= Osman Sabri =

Kurdish activist

Osman Sabri or Osman Sebrî (1905–1993) was a Kurdish poet, writer and journalist.

== Biography ==
Sabri was born on 5 January 1905 in the village of Narince near Kâhta in the Ottoman Empire. He received his education with help from his uncle as he lost his father at the age of eight. Sabri was already interested in Kurdish history and poetry as a youngster. Both his family and he were involved in the failed Sheik Said Rebellion led by Kurdish religious leader Sheikh Said. The ones apprehended were tried. Two uncles of him were hung in Diyarbakır while he was imprisoned. After his release in 1928, he took refuge in Syria in 1929, where he got in contact with the leaders of Xoybûn. While in Syria, he got to know many Kurdish intellectuals such as Celadet Bedir Khan, Cegerxwîn, and Qedrîcan.

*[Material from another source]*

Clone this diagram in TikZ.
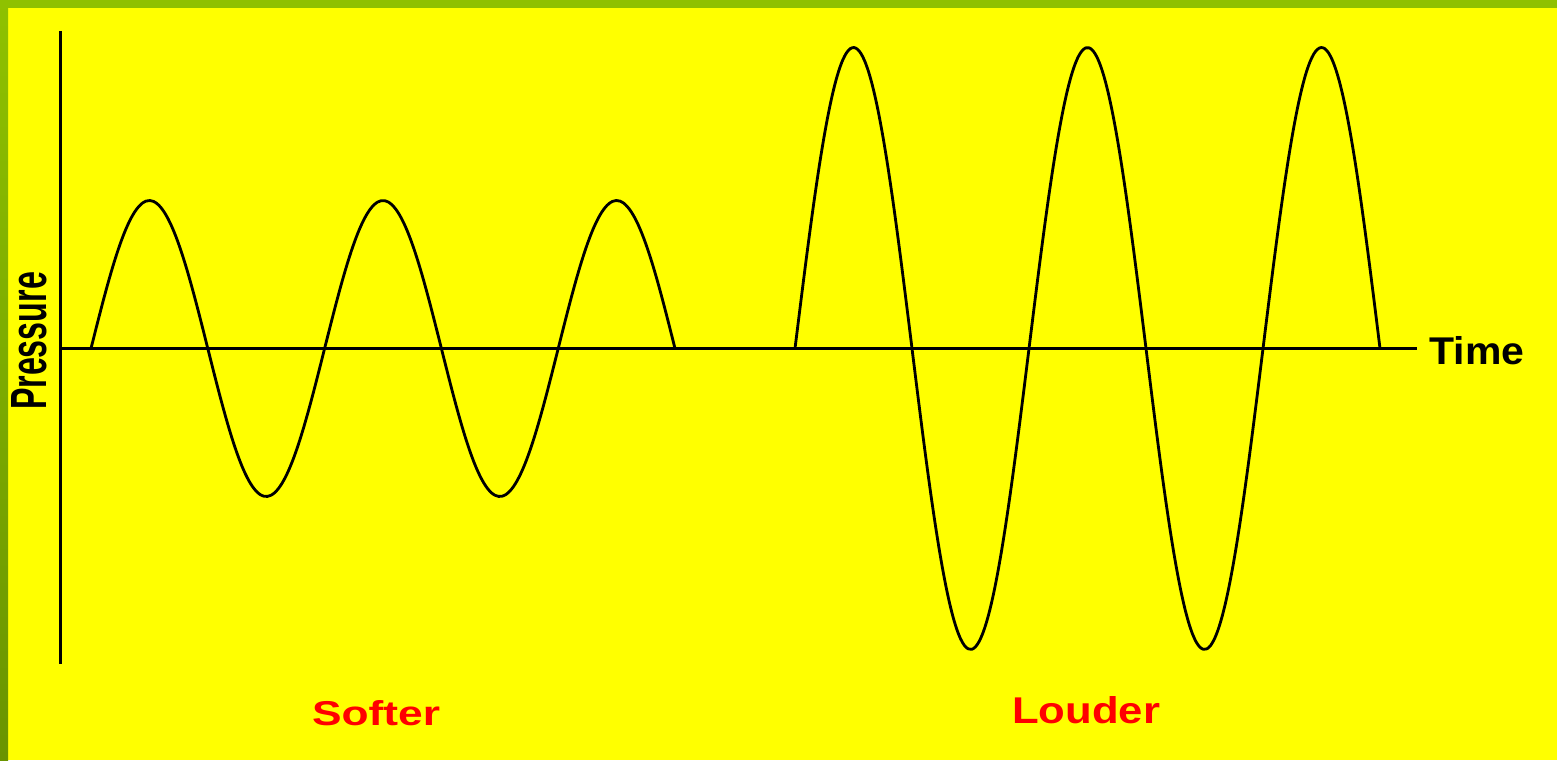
\documentclass[tikz,border=0pt]{standalone}
\usepackage{fontspec}
\setsansfont{Liberation Sans}
\usepackage{tikz}
\usetikzlibrary{positioning}
\definecolor{paper}{HTML}{FFFF00}
\definecolor{rimtop}{HTML}{8FC100}
\definecolor{rimbot}{HTML}{6A9400}
\definecolor{loud}{HTML}{FF0000}

\begin{document}
\begin{tikzpicture}[x=0.02cm, y=-0.02cm,
  axis/.style={line width=1.7pt},
  wave/.style={line width=1.6pt, line join=round},
  lab/.style={font=\sffamily\bfseries, inner sep=0pt},
  redlab/.style={lab, text=loud}]
  % background and rim
  \fill[paper] (0,0) rectangle (1557,760);
  \useasboundingbox (0,0) rectangle (1557,760);
  \fill[rimtop] (0,0) rectangle (1557,8);
  \shade[top color=rimtop, bottom color=rimbot] (0,0) rectangle (8,760);
  % axes
  \coordinate (top) at (60.5,31);
  \coordinate (bot) at (60.5,664);
  \coordinate (O) at (60.5,348.5);
  \coordinate (end) at (1417,348.5);
  \draw[axis] (top) -- (bot);
  \draw[axis] (O) -- (end);
  \node[lab, anchor=west, font=\sffamily\bfseries\fontsize{22}{22}\selectfont, xscale=1.06] (time) at (1429,351) {Time};
  \node[lab, rotate=90] (pres) at (29.5,341) {\resizebox{2.76cm}{0.7cm}{Pressure}};
  % softer wave
  \draw[wave] plot[domain=91:675, samples=160, smooth] (\x, {348.5 - 148*sin((\x-91)/233.6*360)});
  % louder wave
  \draw[wave] plot[domain=795:1380, samples=160, smooth] (\x, {348.5 - 301*sin((\x-795)/234*360)});
  \node[redlab] (soft) at (376,713) {\resizebox{2.56cm}{0.5cm}{Softer}};
  \node[redlab] (louder) at (1086,710) {\resizebox{2.96cm}{0.54cm}{Louder}};
\end{tikzpicture}
\end{document}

After the establishment of Republic of Ararat during the Ararat rebellion, he tried to join the revolt, but he was again imprisoned by the British authorities in Mosul and Baghdad. Although he was freed in 1935, the British forced him into exile to Madagascar one year later in 1936. He went to Lebanon in 1937, and again became involved in the Xoybûn and in the Kurdish publications in Beirut. He was employed by the French Mandate administration between 1944 and 1949, the year he was dismissed by the Ministry of the Interior. He also took part in founding the Kurdistan Democratic Party of Syria in 1957 and was elected as the secretary general of that party. Within the party, he was an adherent of the ideology of Mustafa Barzani.

==Works==
He published many articles in different Kurdish journals, such as Hawar (1932), Ronahî (1943), Roja Nû (1943), Hêviya Welêt (in Europe, 1963), Çiya (in Europe, 1966), Hêvî (Paris, 1983), Berbang (Sweden, 1983), Roja Nû (Sweden, 1979). He published a book on the Latin-based Kurdish alphabet in 1954.

===Books===
1. Apo, “Gotinên xav nepijîn bê tav”, Germany, 1981.
2. Elîfbêya Tikuz, 1982.
3. Çar Leheng, Syria, 40 pp., 1984.
4. Bahoz û çend nivîsarên din, 68 pp., 1956.
5. Elîfbeya Kurdî, 56 pp., Syria, 1955.
6. Derdên me (gotar û helbest)
7. Dîwana Osman Sebrî (Collection of Poems), 215 pp., Stockholm, 1998.
8. Bîranînên Osman Sebrî (Memoirs), 2003.